To date, in the US, attempts to reach customers with TV-Everywhere solutions have only been made from within the pay-TV package. To get access, a consumer must have a pay-TV subscription. Does it have to be this way? The UK’s Sky doesn’t think so.
In 2012, the Sky satellite service struck a dramatic change in course with the release of its NowTV Internet video offering. The company was already making much of its content available to subscribers online through the Sky Go TV Everywhere app on tablets, smartphones and game consoles. However, subscriber growth had slowed, inching above 10 million, and Sky Go wasn’t helping to reignite growth.

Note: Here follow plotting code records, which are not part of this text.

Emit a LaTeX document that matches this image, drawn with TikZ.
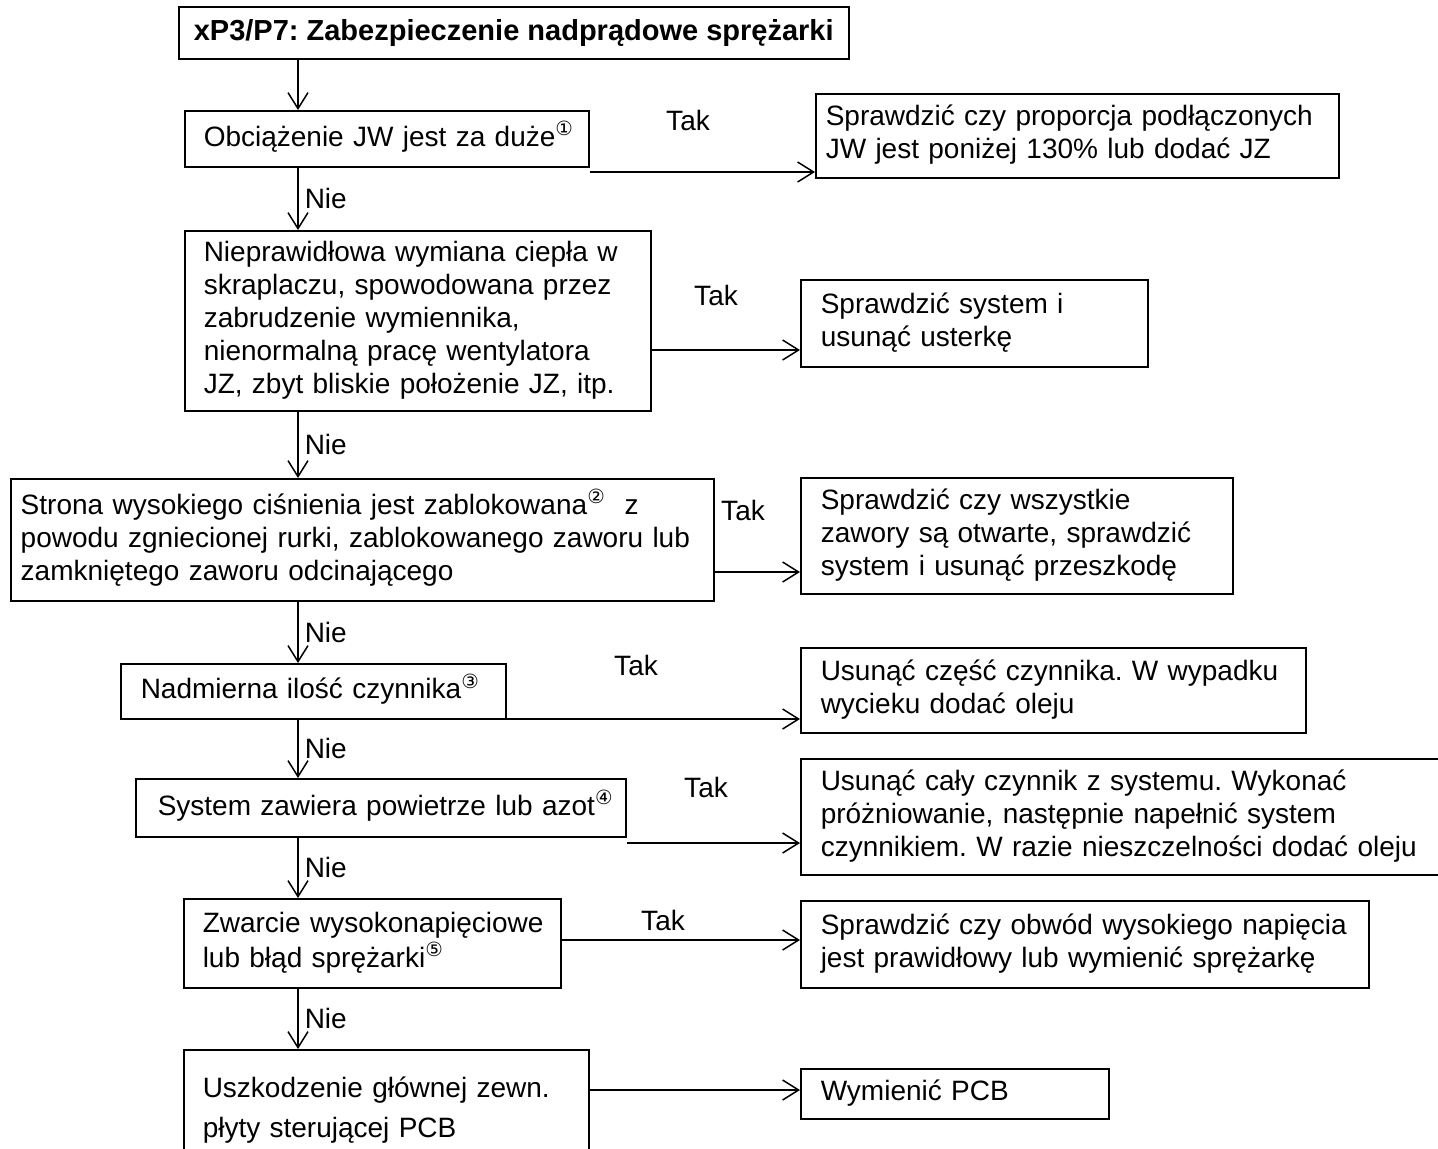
\documentclass[tikz,border=0pt]{standalone}
\usepackage{fontspec}
\setmainfont{Liberation Sans}
\newfontfamily\circfont{DejaVu Sans}
\usetikzlibrary{arrows.meta}
\frenchspacing
\newcommand{\fs}{\fontsize{14}{16.5}\selectfont}
\newcommand{\cnum}[1]{\textsuperscript{\circfont #1}}
\newcommand{\rows}[1]{\begin{tabular}{@{}l@{}}#1\end{tabular}}

\begin{document}
\begin{tikzpicture}[
  x=0.5pt, y=-0.5pt,
  head/.style={draw, line width=0.75pt, anchor=north west,
               font=\fontsize{14.5}{17}\selectfont\bfseries,
               minimum width=335pt, minimum height=26pt, inner sep=0pt},
  box/.style={draw, line width=0.75pt, anchor=north west, align=left,
              font=\fs, inner xsep=9.5pt, inner ysep=0pt},
  lbl/.style={font=\fs, inner sep=1pt},
  arr/.style={-{Straight Barb[length=8pt,width=10pt]}, line width=0.75pt}
]
  \useasboundingbox (0,0) rectangle (1438,1148);
  \clip (0,0) rectangle (1438,1148);

  \node[head] (tt) at (178,6) {xP3/P7: Zabezpieczenie nadprądowe sprężarki};

  \node[box, text width=183pt, minimum height=28pt] (b1) at (184,110)
    {\rows{Obciążenie JW jest za duże\cnum{①}}};
  \node[box, text width=214pt, minimum height=90pt] (b2) at (184,230)
    {\rows{Nieprawidłowa wymiana ciepła w\\ skraplaczu, spowodowana przez\\
     zabrudzenie wymiennika,\\ nienormalną pracę wentylatora\\
     JZ, zbyt bliskie położenie JZ, itp.}};
  \node[box, inner xsep=5pt, text width=341.5pt, minimum height=61pt] (b3) at (10,478)
    {\rows{Strona wysokiego ciśnienia jest zablokowana\cnum{②}\ \ z\\
     powodu zgniecionej rurki, zablokowanego zaworu lub\\
     zamkniętego zaworu odcinającego}};
  \node[box, inner xsep=10pt, text width=172.5pt, minimum height=27.5pt] (b4) at (120,663)
    {\rows{Nadmierna ilość czynnika\cnum{③}}};
  \node[box, inner xsep=11pt, text width=223pt, minimum height=29pt] (b5) at (135,778)
    {\rows{System zawiera powietrze lub azot\cnum{④}}};
  \node[box, text width=169.5pt, minimum height=44.5pt] (b6) at (183,898)
    {\rows{Zwarcie wysokonapięciowe\\ lub błąd sprężarki\cnum{⑤}}};
  \node[box, text width=183.5pt, minimum height=61pt] (b7) at (183,1049)
    {\rows{Uszkodzenie głównej zewn.\\[3.5pt] płyty sterującej PCB}};

  \node[box, inner xsep=5pt, text width=251.5pt, minimum height=42pt] (r1) at (815,93)
    {\rows{Sprawdzić czy proporcja podłączonych\\ JW jest poniżej 130\% lub dodać JZ}};
  \node[box, inner xsep=10pt, text width=153.5pt, minimum height=43.5pt] (r2) at (800,279)
    {\rows{Sprawdzić system i\\ usunąć usterkę}};
  \node[box, inner xsep=10pt, text width=196pt, minimum height=58pt] (r3) at (800,477)
    {\rows{Sprawdzić czy wszystkie\\ zawory są otwarte, sprawdzić\\ system i usunąć przeszkodę}};
  \node[box, inner xsep=10pt, text width=232.5pt, minimum height=42.5pt] (r4) at (800,647)
    {\rows{Usunąć część czynnika. W wypadku\\ wycieku dodać oleju}};
  \node[box, inner xsep=10pt, text width=310pt, minimum height=58pt] (r5) at (800,758)
    {\rows{Usunąć cały czynnik z systemu. Wykonać\\ próżniowanie, następnie napełnić system\\
     czynnikiem. W razie nieszczelności dodać oleju}};
  \node[box, inner xsep=10pt, text width=264pt, minimum height=43.5pt] (r6) at (800,900)
    {\rows{Sprawdzić czy obwód wysokiego napięcia\\ jest prawidłowy lub wymienić sprężarkę}};
  \node[box, inner xsep=10pt, text width=134pt, minimum height=25pt] (r7) at (800,1068)
    {\rows{Wymienić PCB}};

  \node[lbl] (t1) at (688,120) {Tak};
  \node[lbl] (t2) at (716,295) {Tak};
  \node[lbl] (t3) at (743,510) {Tak};
  \node[lbl] (t4) at (636,665) {Tak};
  \node[lbl] (t5) at (706,787) {Tak};
  \node[lbl] (t6) at (663,920) {Tak};

  \coordinate (vx) at (298,0);
  \draw[arr] (tt.south -| vx) -- (b1.north -| vx);
  \draw[arr] (b1.south -| vx) -- node[lbl, right=2pt] (n1) {Nie} (b2.north -| vx);
  \draw[arr] (b2.south -| vx) -- node[lbl, right=2pt] (n2) {Nie} (b3.north -| vx);
  \draw[arr] (b3.south -| vx) -- node[lbl, right=2pt] (n3) {Nie} (b4.north -| vx);
  \draw[arr] (b4.south -| vx) -- node[lbl, right=2pt] (n4) {Nie} (b5.north -| vx);
  \draw[arr] (b5.south -| vx) -- node[lbl, right=2pt] (n5) {Nie} (b6.north -| vx);
  \draw[arr] (b6.south -| vx) -- node[lbl, right=2pt] (n6) {Nie} (b7.north -| vx);

  \draw[arr] (b1.east |- 0,172) -- (r1.west |- 0,172);
  \draw[arr] (b2.east |- 0,350) -- (r2.west |- 0,350);
  \draw[arr] (b3.east |- 0,572) -- (r3.west |- 0,572);
  \draw[arr] (b4.east |- 0,719) -- (r4.west |- 0,719);
  \draw[arr] (b5.east |- 0,843) -- (r5.west |- 0,843);
  \draw[arr] (b6.east |- 0,940) -- (r6.west |- 0,940);
  \draw[arr] (b7.east |- 0,1090) -- (r7.west |- 0,1090);
\end{tikzpicture}
\end{document}
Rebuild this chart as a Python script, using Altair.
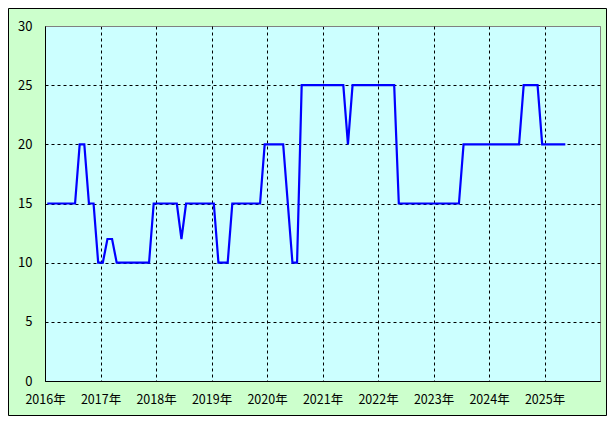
import altair as alt
import pandas as pd

# Monthly values, Jan 2016 .. May 2025
years = list(range(2016, 2026))
values_2016 = [15, 15, 15, 15, 15, 15, 15, 20, 20, 15, 15, 10]
values_2017 = [10, 12, 12, 10, 10, 10, 10, 10, 10, 10, 10, 15]
values_2018 = [15, 15, 15, 15, 15, 12, 15, 15, 15, 15, 15, 15]
values_2019 = [15, 10, 10, 10, 15, 15, 15, 15, 15, 15, 15, 20]
values_2020 = [20, 20, 20, 20, 15, 10, 10, 25, 25, 25, 25, 25]
values_2021 = [25, 25, 25, 25, 25, 20, 25, 25, 25, 25, 25, 25]
values_2022 = [25, 25, 25, 25, 15, 15, 15, 15, 15, 15, 15, 15]
values_2023 = [15, 15, 15, 15, 15, 15, 20, 20, 20, 20, 20, 20]
values_2024 = [20, 20, 20, 20, 20, 20, 20, 25, 25, 25, 25, 20]
values_2025 = [20, 20, 20, 20, 20]

year_values = [values_2016, values_2017, values_2018, values_2019, values_2020,
               values_2021, values_2022, values_2023, values_2024, values_2025]

y_ticks = [0, 5, 10, 15, 20, 25, 30]
x_ticks = years

rows = []
for yr, vals in zip(years, year_values):
    for m, v in enumerate(vals):
        rows.append({"t": yr + (m + 0.5) / 12.0, "v": v})
df = pd.DataFrame(rows)

FONT = "Noto Sans CJK JP"

line = alt.Chart(df).mark_line(color="#0000ff", strokeWidth=2.2, clip=True).encode(
    x=alt.X("t:Q",
            scale=alt.Scale(domain=[2016, 2026], nice=False, zero=False),
            axis=alt.Axis(values=x_ticks, labelExpr="datum.value + '年'",
                          title=None, ticks=False, tickSize=0, labelPadding=12,
                          grid=True, gridColor="black", gridDash=[3, 3],
                          domainColor="black", labelFlush=False, labelFontSize=12.5)),
    y=alt.Y("v:Q",
            scale=alt.Scale(domain=[0, 30], nice=False),
            axis=alt.Axis(values=y_ticks, title=None, ticks=False, tickSize=0,
                          labelPadding=13, grid=True, labelFontSize=13,
                          gridColor={"condition": {"test": "datum.value == 30", "value": "#808080"},
                                     "value": "black"},
                          gridDash=[3, 3], domainColor="black")),
)

frame = alt.Chart(alt.Data(values=[{"a": 1}])).mark_rect(
    fillOpacity=0, stroke="black", strokeWidth=1, clip=False
).encode(
    x=alt.value(-36.5), x2=alt.value(561.5), y=alt.value(-17.5), y2=alt.value(389.5)
)

chart = alt.layer(line, frame).properties(
    width=555, height=355,
    background="#ccffcc",
    padding={"left": 37, "top": 18, "right": 7, "bottom": 35},
    autosize=alt.AutoSizeParams(type="none"),
).configure_view(
    fill="#ccffff", stroke="#808080", strokeWidth=1
).configure_axis(
    labelFont=FONT, labelColor="black", domainWidth=1, gridWidth=1, gridOpacity=1
)

chart.save("out.html", embed_options={"renderer": "svg", "actions": False})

The company had to face the fact that everyone that wanted Sky television service under the current subscription terms already had it. The answer the company came up with was the “Sky-lite” approach called to NowTV. UK broadband users can watch content through NowTV under very different terms than Sky satellite. They can get a one month Sky movies pass, to both on-demand and live TV, for £8.99 ($15) and even get a day pass to 6 channels of live premium sport for £9.99 ($17) with no further commitment.
At the time there was much speculation that NowTV would cannibalize Sky’s existing customer base as people ditched monthly sports packages for occasional daily access through NowTV. Has this happened? Not according to Hilary Perchard, VP of Business Development at Sky. I interviewed him at the TV of Tomorrow show in San Francisco to understand how this radical experiment in TV Everywhere delivery was working for the company. As you will see from the interview, far from cannibalizing existing subscribers, NowTV is allowing Sky to reach an audience that had proved resistant to the allure of the Premium Sky satellite service.
Mr. Perchard says that usage of Sky Go is higher in the UK than operator apps in the US. He says a third of Sky customers use Sky Go every month. In the US, 21% have authenticated the apps and less than half of those use them on a weekly basis. He also says that people are still watching the same amount of linear TV, and adding some extra through Sky Go.
The groups NowTV is resonating with are young people that can’t afford pay-TV and older people that have looked at pay-TV and decided it’s not for them. Mr. Perchard described the positioning of its two brands as: “We have our big brand, Sky TV, for people that want a lot and NowTV for people that just want a little.” He also says that NowTV is not cannibalizing Sky customers.
Perhaps we are set to see an operator in the U.S. try the same approach early next year. Executives at Dish Network have stated they will launch an OTT service, not requiring a traditional pay-TV subscription, by early 2015.
Why it matters
Services like Netflix and Amazon Prime video are tapping into a desire for a lighter approach to TV services.
Operators in the U.S. have been resistant to the idea of competing with these services on their terms.
Sky is proving an operator can provide “lite” pay-TV services online without damaging the traditional pay-TV business.